From 1900 to 1980, U.S. government bonds provided an annualized real return of only 0.2 percent. You read that right: 0.2% per year for 80 years.[2] Looking at interest rates during this period, they rose from Great Depression lows towards their peak in the 1980s. And as far as bonds being “lower risk”, take a look at this chart:

The current environment — interest rates near multi-decade lows — is more like the 1940s, and less like the early 1980s. Armed with our longer-term insights into the bond market, it should not come as a surprise that interest rates will eventually rise, and the TSP F Fund will struggle. Low starting bond yields today are a predictor of low returns later.[3]

If interest rates rise, how much can the F Fund lose?

The longer a bond’s duration, the greater the volatility and potential losses when interest rates change. The F Fund holds thousands of bonds of various durations. The formula for calculating duration is complicated, but bond fund managers publish an “effective duration,” which indicates how sensitive the fund is to changes in interest rates. As of December 2012, the F Fund had an average duration of 4.6 years. For a more current number, we can look at the iShares Total U.S. Bond Market ETF (AGG), which tracks the same index as the F Fund. Its effective duration is 5.0 as of this writing. What this means is that for every 1 percent rise in interest rates, we can expect the F Fund to lose 5 percent of its value. Remember that rates were 17 percent in the early 1980s, and are currently around 2 percent for medium-duration bonds. That’s a 15 percent spread — I’ll leave it to you to do the math, based on your own opinion about future interest rates. Even if you’re not convinced that rates will rise anytime soon, you may want to consider your options in terms of risk-to-reward (i.e., what’s the potential upside versus the potential downside).[4]

To G, or not to G? That is the question…

It’s therefore no surprise that seasoned investors are very concerned about the current bond market and the outlook for the foreseeable future. As John Bogle, founder of Vanguard and inventor of the first index fund put it recently: “the outlook for bonds over the next decade is really terrible.”[5] Mr. Bogle adds that investors can’t just hold stocks, and should diversify:

But diversify into what? They need alternatives, bonds, for the most part. What’s so frightening right now is that the alternatives to equities are so poor.
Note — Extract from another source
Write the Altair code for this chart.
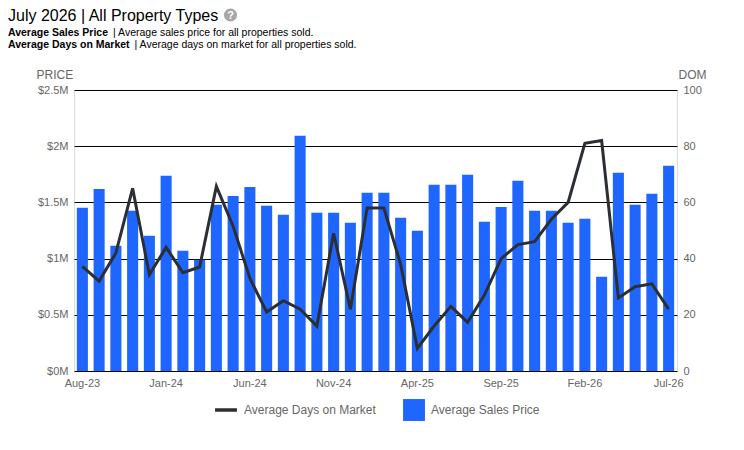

Enter the TSP G Fund. Sure, its returns over the past year have been an anemic 1.4 percent. But payment of G Fund principal and interest is guaranteed by the U.S. government. Which is an extremely unusual and valuable feature that many will hopefully learn to appreciate in the decades ahead of us. Also, when interest rates rise, the G Fund rate will rise right along with them — again, without the loss of principal that you would experience in the F Fund under the same circumstances. From this perspective, as far as bond funds go, the G Fund is still a better deal than just about anything else out there.

Conclusion

So, what’s a TSP bond investor to do? Well, if you believe that interest rates are indeed on the rise, you’re better off holding the G Fund than the F Fund, as explained before. If you’re not certain about what interest rates will do, then perhaps a tactical asset allocation makes sense. For example, our tactical investment strategy measures the recent returns of the G and F Funds, and uses their relative strength to determine which one (and how much) to use for the bonds allocation.[6]

 

Notes

  1. I can empathize with this, because I experienced something similar with stocks during the 1990s. When I first started investing, it seemed like stocks could only go in one direction: up. The technology stocks crash in 2000-2001 was a rude awakening! Since then, I’ve appreciated the insights gained from studying much longer asset class histories.
  2. Credit Suisse Global Investment Returns Yearbook (GIRY) 2011, page 5. With “real” returns, we mean “inflation-adjusted.”
  3. I’m not suggesting that things will get this bad for the F Fund. Based on current holdings, the F Fund has an effective duration of approximately 5.0 years. Compare this to a longer-duration bond fund such as the iShares 20+ Year Treasury Bond ETF (TLT), which has a duration of 16.8. The bonds in the GIRY study were on the longer end of the duration spectrum. See next paragraph for specific impact of duration on fund drawdowns.
  4. The relationship between effective duration and volatility is also straightforward: A fund with duration of 10 years is expected to be twice as volatile as a fund with a 5-year duration.
  5. Other experienced bond market experts have also turned bearish. For example, see the latest commentary from Bill Gross, Founder and Co-Chief Investment Officer of PIMCO, a pre-eminent bond management firm: There Will Be Haircuts.
  6. For example, between January 1999 and January 2001, interest rates rose from 4.3% to 6.1%. During 1999, the F Fund struggled to break even in this rising interest rate environment. By contrast, the G Fund did fine. The TSP Folio strategy backtest picked up on this weakness, favoring the stronger G fund over the F Fund during much of this period.